Amendment moved— In page 11, to leave out Clause 20."—(Lord Killanin.)

LORD ATKINSON

said he was in entire sympathy with the Bill, because, although it might nor succeed in grappling satisfactorily with the terrible disease of tuberculosis, no possible harm could result, and it might effect a great improvement. He regretted [...]t [...] Bill conceived with that object should be disfigured by a clause like this, introduced at the last moment, and introduced, he thought there was more than a suspicion, in the interests more of butchers resident in an urban authority than of the suppression of this disease.

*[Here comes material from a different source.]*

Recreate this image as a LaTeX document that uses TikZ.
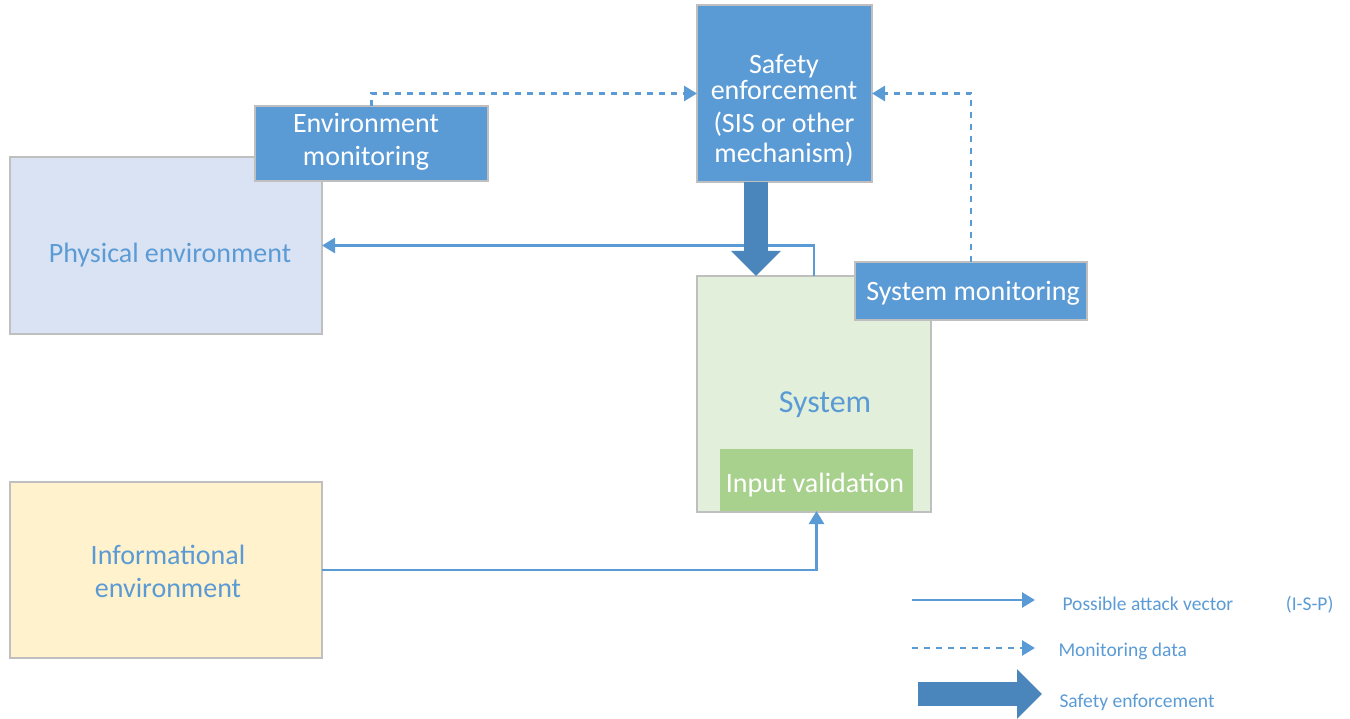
\documentclass[tikz,border=0pt]{standalone}
\usepackage{fontspec}
\setmainfont{Carlito}
\usetikzlibrary{arrows.meta}
\definecolor{mblue}{HTML}{5B9BD5}
\definecolor{dblue}{HTML}{4A86BC}
\definecolor{gedge}{HTML}{BFBFBF}
\definecolor{physfill}{HTML}{DAE3F3}
\definecolor{infofill}{HTML}{FFF2CC}
\definecolor{sysfill}{HTML}{E2EFDA}
\definecolor{valfill}{HTML}{A9D18E}
\tikzset{
  box/.style={draw=gedge, line width=1.3pt, inner sep=0pt, outer sep=0pt, anchor=north west},
  bluebox/.style={box, fill=mblue},
  big/.style={font=\fontsize{28}{33}\selectfont, align=center},
  legtext/.style={font=\fontsize{19.5}{23}\selectfont, text=mblue, anchor=west},
  attack/.style={draw=mblue, line width=2.8pt, -{Triangle[length=13pt,width=15pt]}},
  dotline/.style={draw=mblue, line width=2.8pt, dash pattern=on 6pt off 6pt, -{Triangle[length=13pt,width=15pt]}},
  bigarrow/.style={draw=dblue, line width=24pt, -{Triangle[length=25pt,width=48pt]}},
}
\begin{document}
\begin{tikzpicture}[x=1pt,y=-1pt]
\useasboundingbox (0,0) rectangle (1350,719);
% boxes
\node[box, fill=physfill, minimum width=312pt, minimum height=177pt] (phys) at (10,157) {};
\node[big, text=mblue] (physt) at (170,255) {Physical environment};
\node[bluebox, minimum width=233pt, minimum height=75pt] (envmon) at (255,106) {};
\node[big, text=white] (envmont) at (366,142) {Environment\\monitoring};
\node[bluebox, minimum width=175pt, minimum height=177pt] (safety) at (697,5) {};
\node[big, text=white] (safetyt) at (784,110) {Safety\\[-7pt]enforcement\\(SIS or other\\[-3pt]mechanism)};
\node[box, fill=sysfill, minimum width=234pt, minimum height=236pt] (system) at (697,276) {};
\node[font=\fontsize{32}{36}\selectfont, text=mblue] (systemt) at (825,405) {System};
\node[box, draw=none, fill=valfill, minimum width=193pt, minimum height=62pt] (inval) at (720,449) {};
\node[big, text=white] (invalt) at (815,485) {Input validation};
\node[bluebox, minimum width=232pt, minimum height=58pt] (sysmon) at (855,262) {};
\node[big, text=white] (sysmont) at (973,293) {System monitoring};
\node[box, fill=infofill, minimum width=312pt, minimum height=176pt] (info) at (10,482) {};
\node[big, text=mblue] (infot) at (168,571) {Informational\\environment};
% connectors
\draw[dotline] (envmon.north) |- (safety.west);
\draw[dotline] (sysmon.north) |- (safety.east);
\draw[attack] (system.north) |- (phys.east);
\draw[attack] (info.east) -| (inval.south);
\coordinate (bx) at (756,0);
\draw[bigarrow] (safety.south -| bx) -- (system.north -| bx);
% legend
\coordinate (l1a) at (912,600); \coordinate (l1b) at (1035,600);
\draw[attack] (l1a) -- (l1b);
\node[legtext] (l1t) at (1059,605) {Possible attack vector\hspace{2.7em}(I-S-P)};
\coordinate (l2a) at (912,648); \coordinate (l2b) at (1035,648);
\draw[dotline] (l2a) -- (l2b);
\node[legtext] (l2t) at (1055,651) {Monitoring data};
\coordinate (l3a) at (918,694); \coordinate (l3b) at (1042,694);
\draw[bigarrow] (l3a) -- (l3b);
\node[legtext] (l3t) at (1056,702) {Safety enforcement};
\end{tikzpicture}
\end{document}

He had no objection to the inspection of meat, but he thought it was evident, from the provisions of the clause, that it had been introduced in order to make impossible the importation of dead meat from the country into any urban authority.

LORD DENMAN

said he understood this clause met with the approval of Irish Members in the other House, and he was also informed that a regulation, similar to this clause, was in force in the city of Belfast and had been found to work perfectly well. But, apparently, it had no friends in this House, and, having regard to the circumstances in which the Bill was being considered, he should certainly not oppose its omission at this stage.

THE MARQUESS OF LANSDOWNE

I am very glad to hear that His Majesty's Government do not intend to persevere with this clause. It is evidently a very drastic clause indeed, and we understand it formed no part of the original scheme of the Bill, and was inserted at the last moment. The danger of all legislation of this kind, however well meant, is that, if we make it too drastic and too inquisitorial, we set up a feeling of irritation and lose that public support and sympathy upon which the success of Bills of this character so largely depend. The Bill already contains some large and stringent proposals, and I am sure it is wise not to hamper it with this particular provision. The noble Lord mentioned that a somewhat analogous regulation was in force in Belfast. It would be instructive to know whether there is any rule of the same kind in any parts of the United Kingdom. So far as I am aware, there is not.

On Question, Amendment agreed to.

Remaining clauses agreed to.

Standing Committee negatived. Amendments reported. Bill read 3a, with the Amendments, and passed, and returned to Commons.